Parte da verba disponibilizada por Hilton vai bancar o transporte das mulheres. Das 350 que devem partir de São Paulo, 70 irão de avião. As demais serão distribuídas em cinco ônibus, um deles cedido pelo Sindicato dos Especialistas em Educação do Ensino Público Municipal de São Paulo (Sinesp).
“Destinamos parte do recurso para os ônibus, para garantir uma participação maior. Não conseguiríamos isso com passagens aéreas, que são mais caras”.
A organização deu preferência ao uso do avião para as mulheres mais velhas, ou com redução de mobilidade ou alguma deficiência.
“Também priorizamos aquelas que trabalham em regime CLT, que não conseguiriam se afastar tanto tempo do trabalho. Mães de crianças pequenas também”.
Marcha sem fim
O simbolismo da Marcha é muito forte para Adriana: “ela simboliza a luta, simboliza as mulheres negras organizadas em luta pelo direito à existência com dignidade. É a luta por reparação e bem viver. Sabemos quem somos porque sabemos de onde viemos e para onde voltaremos”.

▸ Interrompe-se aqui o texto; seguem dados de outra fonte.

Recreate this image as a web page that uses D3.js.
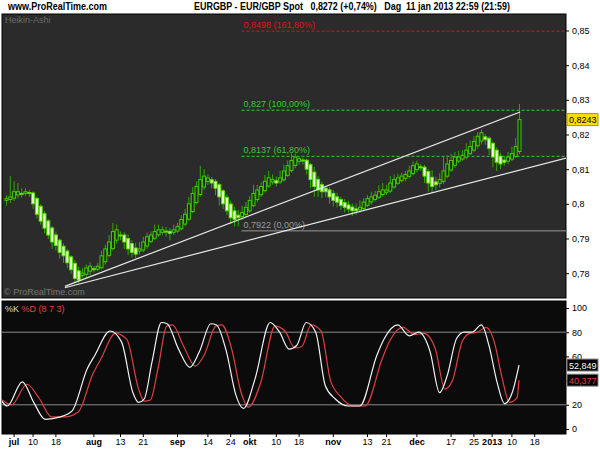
<!DOCTYPE html>
<html>
<head>
<meta charset="utf-8">
<script src="https://cdn.jsdelivr.net/npm/d3@7"></script>
<style>
  body { margin: 0; background: #fff; }
  svg text { font-family: "Liberation Sans", Arial, sans-serif; }
</style>
</head>
<body>
<svg id="chart" width="600" height="450"></svg>
<script>
// Heikin-Ashi closes, one per trading day (jul 2012 - 11 jan 2013)
const haClose = [
  0.8015,0.8020,0.8035,0.8035,0.8030,0.8035,0.8030,0.8000,0.7970,0.7950,
  0.7930,0.7910,0.7890,0.7880,0.7860,0.7850,0.7830,0.7810,0.7785,0.7780,
  0.7800,0.7815,0.7820,0.7810,0.7820,0.7850,0.7870,0.7890,0.7920,0.7925,
  0.7910,0.7890,0.7870,0.7860,0.7855,0.7870,0.7890,0.7905,0.7910,0.7920,
  0.7925,0.7925,0.7920,0.7915,0.7925,0.7935,0.7955,0.7970,0.8000,0.8030,
  0.8050,0.8070,0.8080,0.8075,0.8060,0.8045,0.8020,0.8000,0.7980,0.7960,
  0.7955,0.7960,0.7975,0.7990,0.8010,0.8030,0.8040,0.8050,0.8065,0.8075,
  0.8070,0.8060,0.8075,0.8095,0.8110,0.8125,0.8135,0.8130,0.8125,0.8100,
  0.8070,0.8050,0.8040,0.8035,0.8035,0.8020,0.8010,0.8005,0.7995,0.7990,
  0.7985,0.7980,0.7980,0.7990,0.8005,0.8015,0.8020,0.8025,0.8035,0.8040,
  0.8040,0.8060,0.8070,0.8075,0.8080,0.8085,0.8095,0.8110,0.8115,0.8105,
  0.8080,0.8060,0.8050,0.8055,0.8070,0.8095,0.8115,0.8125,0.8135,0.8135,
  0.8140,0.8155,0.8165,0.8180,0.8195,0.8205,0.8185,0.8160,0.8135,0.8120,
  0.8115,0.8120,0.8135,0.8145,0.8165,0.8243
];
const firstOpen = 0.8010;
// wick lengths in pips above / below the body
const wickHi = [
  10,60,30,25,15,10,8,5,5,6, 8,5,6,10,5,8,6,5,10,12,
  15,10,12,8,10,15,12,20,25,15, 10,8,12,10,15,20,15,12,10,20,
  15,10,12,10,15,10,12,15,20,18, 15,40,20,10,8,6,5,5,8,10,
  12,15,20,15,12,25,15,12,18,20, 15,12,20,18,15,20,10,8,6,5,
  5,15,10,8,6,8,10,12,8,10, 12,10,15,20,12,10,15,12,18,20,
  15,20,15,12,10,10,15,12,10,8, 6,8,20,15,18,40,25,20,15,18,
  15,20,18,15,12,10,8,6,5,8, 10,12,15,20,25,45
];
const wickLo = [
  15,10,8,10,12,8,10,15,12,10, 15,12,20,15,18,20,15,12,15,10,
  8,10,12,8,6,5,8,6,5,10, 15,20,18,15,12,10,6,8,5,5,
  6,8,15,20,8,5,5,6,5,5, 5,6,8,10,15,20,25,15,12,18,
  20,25,10,8,6,5,8,6,5,6, 8,10,6,5,5,6,8,10,12,15,
  25,30,20,18,15,20,18,15,12,15, 10,15,12,8,6,5,8,6,5,6,
  8,6,5,5,6,8,6,5,8,10, 20,25,18,15,12,8,6,5,8,6,
  5,6,5,6,8,10,15,20,30,25, 15,10,8,6,5,8
];

// stochastic %K / %D read at bar positions
const kIdx = [-1.7,0.3,4.3,7.3,10.3,14.3,17.4,21.4,23.4,27.4,30.4,33.4,34.9,36.4,38.4,40.9,42.4,45.4,48.4,50.9,53.9,55.4,58,60.5,62.5,65.5,69.5,72,74.5,76.5,79,81.5,84,86.6,90.1,93.1,97.6,99.6,103.1,106.1,108.6,111.6,114.1,116.1,118.6,120.6,122.6,125.1,127.1,129.2,131.2,133.2,135];
const kVal = [26,19,39,22,8,10,15,50,61,81,72,30,22,25,55,88,87,66,51,64,87,86,64,28,17,41,88,80,66,69,88,80,36,25,19,19,61,75,86,77,80,64,30,44,75,80,80,86,69,39,21,30,52.849];
const dIdx = [-1,1.5,5.5,8.8,12,15.5,19,22.8,25,28.8,31.8,34.8,36.4,38,40,42.3,43.8,46.8,49.8,52.3,55.2,56.8,59.4,61.8,63.8,67,70.8,73.4,76,77.8,80.3,82.9,85.4,88,91.5,94.5,99,101,104.5,107.5,110,113,115.5,117.5,120,122,124,126.4,128.5,130.5,132.5,134.5,135];
const dVal = [24,20,37,25,10,10,14,45,58,79,74,34,23,24,50,85,86,68,52,62,85,86,66,31,18,38,85,81,67,68,86,81,40,27,19,19,58,73,84,78,79,66,33,40,72,79,80,84,72,43,22,26,40.377];

const tickIdx = [2,7,13,23,30,36,45,53,59,64,71,77,86,95,100,108,117,123,127.8,133,139];
const tickLbl = ["jul","10","18","aug","13","21","sep","14","24","okt","10","18","nov","13","21","dec","17","25","2013","10","18"];
const tickBold = ["jul","aug","sep","okt","nov","dec","2013"];

const priceTicks = [0.78,0.79,0.80,0.81,0.82,0.83,0.84,0.85];
const stochTicks = [0,20,40,60,80,100];
const stochHidden = [40]; // covered by the %D value tag

// fibonacci levels: price, label, colour
const fibLevels = [
  {p: 0.8498, t: "0,8498 (161,80%)", c: "#e01010", dash: "3,2"},
  {p: 0.827,  t: "0,827 (100,00%)",  c: "#33cc33", dash: "3,2"},
  {p: 0.8137, t: "0,8137 (61,80%)",  c: "#33cc33", dash: "3,2"},
  {p: 0.7922, t: "0,7922 (0,00%)",   c: "#999999", dash: null}
];
const fibStart = 62.5;
// trend lines [bar, price]
const trendLines = [
  [[15.5, 0.7758], [147.5, 0.8132]],
  [[15.5, 0.7762], [135.3, 0.8265]]
];

const svg = d3.select("#chart");
const L = 2, R = 566, T1 = 14, B1 = 298, T2 = 301, B2 = 434;

const x = d3.scaleLinear().domain([0, 100]).range([6, 386]);
const y = d3.scaleLinear().domain([0.79, 0.85]).range([238.5, 30.5]);
const ys = d3.scaleLinear().domain([0, 100]).range([429, 308]);
const fmtP = d => String(+d.toFixed(4)).replace(".", ",");

// header (narrow font in the original, so squeeze to width)
svg.append("text").attr("x", 8).attr("y", 10).attr("font-size", 10).attr("font-weight", "bold")
  .attr("textLength", 99).attr("lengthAdjust", "spacingAndGlyphs").text("www.ProRealTime.com");
svg.append("text").attr("x", 194).attr("y", 10).attr("font-size", 10).attr("font-weight", "bold")
  .attr("xml:space", "preserve").attr("textLength", 316).attr("lengthAdjust", "spacingAndGlyphs")
  .text("EURGBP - EUR/GBP Spot   0,8272 (+0,74%)   Dag  11 jan 2013 22:59 (21:59)");

// panels
svg.append("rect").attr("x", L).attr("y", T1).attr("width", R - L).attr("height", B1 - T1)
  .attr("fill", "#2b2b2b").attr("stroke", "#000");
svg.append("rect").attr("x", L).attr("y", T2).attr("width", R - L).attr("height", B2 - T2)
  .attr("fill", "#0b0b0b").attr("stroke", "#000");

svg.append("clipPath").attr("id", "c1").append("rect").attr("x", L).attr("y", T1).attr("width", R - L).attr("height", B1 - T1);
svg.append("clipPath").attr("id", "c2").append("rect").attr("x", L).attr("y", T2).attr("width", R - L).attr("height", B2 - T2);

const g1 = svg.append("g").attr("clip-path", "url(#c1)");
const g2 = svg.append("g").attr("clip-path", "url(#c2)");

g1.append("text").attr("x", 5).attr("y", 23).attr("font-size", 9).attr("fill", "#6a6a6a").text("Heikin-Ashi");
g1.append("text").attr("x", 4).attr("y", 295).attr("font-size", 9).attr("fill", "#777").text("© ProRealTime.com");

// fib levels
fibLevels.forEach(f => {
  g1.append("line").attr("x1", x(fibStart) - 2).attr("x2", R).attr("y1", y(f.p)).attr("y2", y(f.p))
    .attr("stroke", f.c).attr("stroke-width", 1).attr("stroke-dasharray", f.dash);
  g1.append("text").attr("x", x(fibStart)).attr("y", y(f.p) - 3).attr("font-size", 9)
    .attr("fill", f.c).text(f.t);
});

// candles
const bars = [];
let o = firstOpen;
haClose.forEach((c, i) => {
  if (i > 0) o = (bars[i - 1].o + bars[i - 1].c) / 2;
  bars.push({i, o, c, h: Math.max(o, c) + wickHi[i] / 10000, l: Math.min(o, c) - wickLo[i] / 10000});
});
g1.selectAll(".wick").data(bars).join("line")
  .attr("x1", d => x(d.i) + 0.5).attr("x2", d => x(d.i) + 0.5)
  .attr("y1", d => y(d.h)).attr("y2", d => y(d.l))
  .attr("stroke", "#2ea800").attr("stroke-width", 1);
g1.selectAll(".body").data(bars).join("rect")
  .attr("x", d => x(d.i) - 1).attr("width", 3)
  .attr("y", d => y(Math.max(d.o, d.c)))
  .attr("height", d => Math.max(1, Math.abs(y(d.o) - y(d.c))))
  .attr("fill", d => d.c >= d.o ? "#1f2a14" : "#e4ffd0")
  .attr("stroke", d => d.c >= d.o ? "#3fd000" : "#5ce000").attr("stroke-width", 1);

// trend lines
trendLines.forEach(t => {
  g1.append("line").attr("x1", x(t[0][0])).attr("y1", y(t[0][1]))
    .attr("x2", x(t[1][0])).attr("y2", y(t[1][1]))
    .attr("stroke", "#e8e8e8").attr("stroke-width", 1.2);
});

// price axis
const ax1 = svg.append("g").attr("transform", `translate(${R},0)`)
  .call(d3.axisRight(y).tickValues(priceTicks).tickSize(3).tickFormat(d => fmtP(+d.toFixed(2))));
ax1.select(".domain").remove();
ax1.selectAll("text").attr("font-size", 9).attr("fill", "#000").attr("font-family", "Liberation Sans, Arial");
svg.append("rect").attr("x", 567).attr("y", y(0.8243) - 6).attr("width", 31).attr("height", 12)
  .attr("fill", "#ffdd00").attr("stroke", "#aa9900");
svg.append("text").attr("x", 569).attr("y", y(0.8243) + 3.5).attr("font-size", 9).text("0,8243");

// stochastic
[20, 80].forEach(v => g2.append("line").attr("x1", L).attr("x2", R).attr("y1", ys(v)).attr("y2", ys(v))
  .attr("stroke", "#8a8a8a").attr("stroke-width", 1));
const line = d3.line().curve(d3.curveMonotoneX);
g2.append("path").attr("d", line(dIdx.map((d, i) => [x(d), ys(dVal[i])])))
  .attr("fill", "none").attr("stroke", "#e04040").attr("stroke-width", 1.2);
g2.append("path").attr("d", line(kIdx.map((d, i) => [x(d), ys(kVal[i])])))
  .attr("fill", "none").attr("stroke", "#f2f2f2").attr("stroke-width", 1.2);
g2.append("text").attr("x", 5).attr("y", 312).attr("font-size", 9).attr("fill", "#ddd").text("%K")
  .append("tspan").attr("fill", "#e04040").text(" %D (8 7 3)");

const ax2 = svg.append("g").attr("transform", `translate(${R},0)`)
  .call(d3.axisRight(ys).tickValues(stochTicks).tickSize(3)
    .tickFormat(d => stochHidden.includes(d) ? "" : d));
ax2.select(".domain").remove();
ax2.selectAll("text").attr("font-size", 9).attr("fill", "#000");
[[52.849, "52,849", "#fff"], [40.377, "40,377", "#e04040"]].forEach(([v, t, c]) => {
  svg.append("rect").attr("x", 567).attr("y", ys(v) - 6).attr("width", 31).attr("height", 12)
    .attr("fill", "#000").attr("stroke", "#888");
  svg.append("text").attr("x", 569).attr("y", ys(v) + 3.5).attr("font-size", 9).attr("fill", c).text(t);
});

// date axis
const ax3 = svg.append("g").attr("transform", `translate(0,${B2})`)
  .call(d3.axisBottom(x).tickValues(tickIdx).tickSize(3).tickFormat((d, i) => tickLbl[i]));
ax3.select(".domain").remove();
ax3.selectAll("text").attr("font-size", 9).attr("fill", "#000").attr("dy", "0.55em")
  .attr("font-weight", (d, i) => tickBold.includes(tickLbl[i]) ? "bold" : "normal");
</script>
</body>
</html>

Para a organizadora, o contexto político atual justifica “em tempos em que a extrema direita avança, o conservadorismo avança e os direitos, principalmente, das mulheres acabam em processos de perda”. Para Adriana, “estamos falando do reconhecimento da cultura negra no que diz respeito à sua ancestralidade. É uma luta para que nossa existência passe por uma forma de pensar afrocentrada”.
A grandeza da Marcha não termina no fim da caminhada. Segundo Adriana, “nossa preocupação é como continuamos essa luta em segurança. Estamos falando de um movimento que luta pela sobrevivência dessas mulheres. Tem um antes, tem o dia da Marcha e tem o retorno aos nossos territórios”.